There are at least 117 reported COVID-19 cases in North Carolina as the case total continue to rise in the state and across the country, according to the North Carolina Department of Health and Human Services, and local health departments.
Iredell County has reported two presumptive cases.
The state website lists 97 cases total. However, on Thursday, Forsyth County reported two additional cases and the Davidson County Department of Public Health announced one case, none of which are included in the state's total. Additionally, at least 17 other cases in the state have been reported by local health departments but aren't yet counted in the official state total.
In the Triad, there are at least seven reported cases, with four now in Forsyth County, two in Guilford County and one in Davidson County, according to the local health departments.
Public health departments, private labs and university hospitals have administered at least 2,505 COVID-19 tests in the state, according to N.C. DHHS. The state public health lab administered 549 of the tests and has supplies to test 900 more patients.
The largest cluster of cases in North Carolina can be found in Durham County, where there are at least 32 cases.
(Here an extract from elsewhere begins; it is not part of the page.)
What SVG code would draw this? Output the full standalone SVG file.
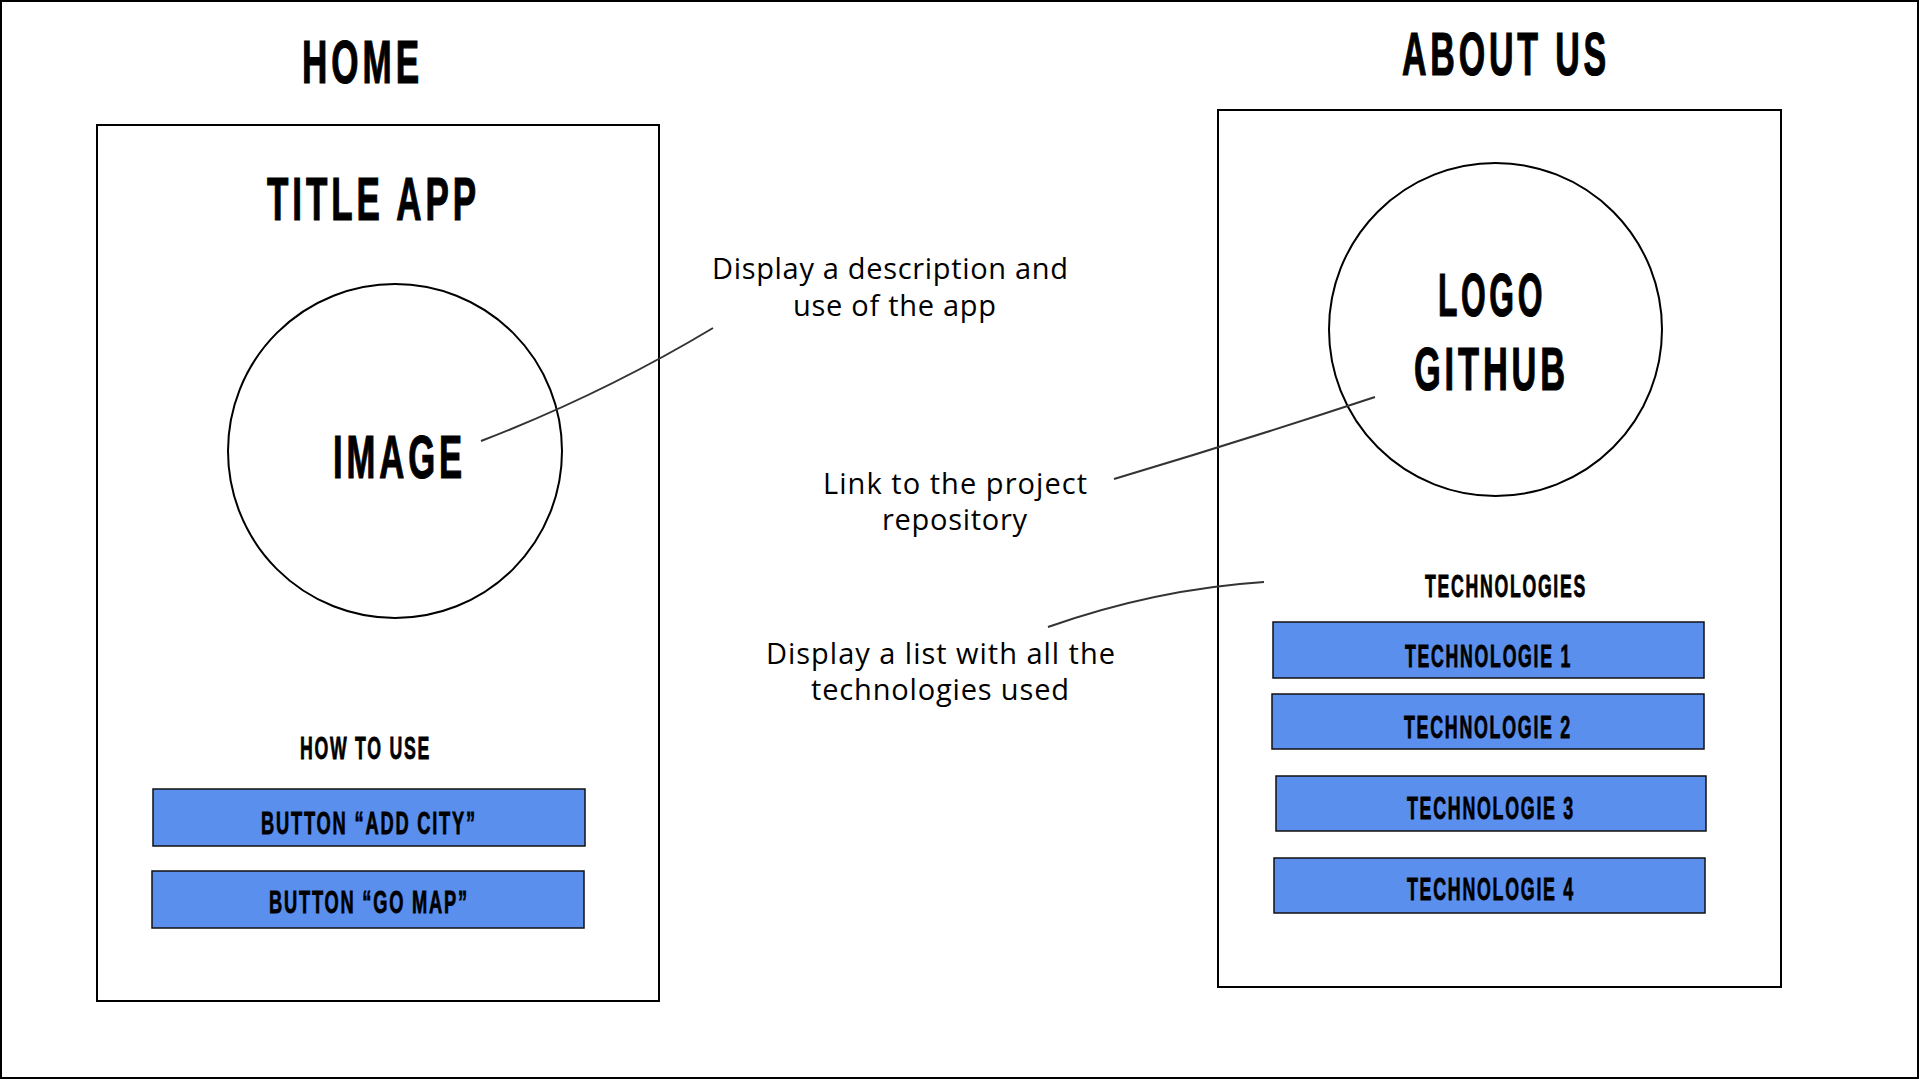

There are 22 cases in Wake County and 13 in Mecklenburg, according to N.C. DHHS. However, the Mecklenburg County Department of Public Health reports at least 30 cases.
Regionally, Watauga County also has at least two reported cases.
In Kernersville, a day care center closed after one child's parent tested positive for COVID-19. It's unclear what county that person lives in.
Of the more than 500 patients hospitalized nationwide due to COVID-19, 38% are between the age of 20 and 54, according to a new report from the U.S. Centers for Disease Control and Prevention. About 47% of patients admitted to intensive care units are adults under 65.
On Thursday, Gov. Roy Cooper said the state health lab confirmed the first case of community spread of COVID-19 in Wilson County east of Raleigh, meaning that the person had not traveled to a coronavirus hot spot or been in contact with someone else already known to have the virus.
“This is an expected, but still unfortunate benchmark in this new pandemic,” he said.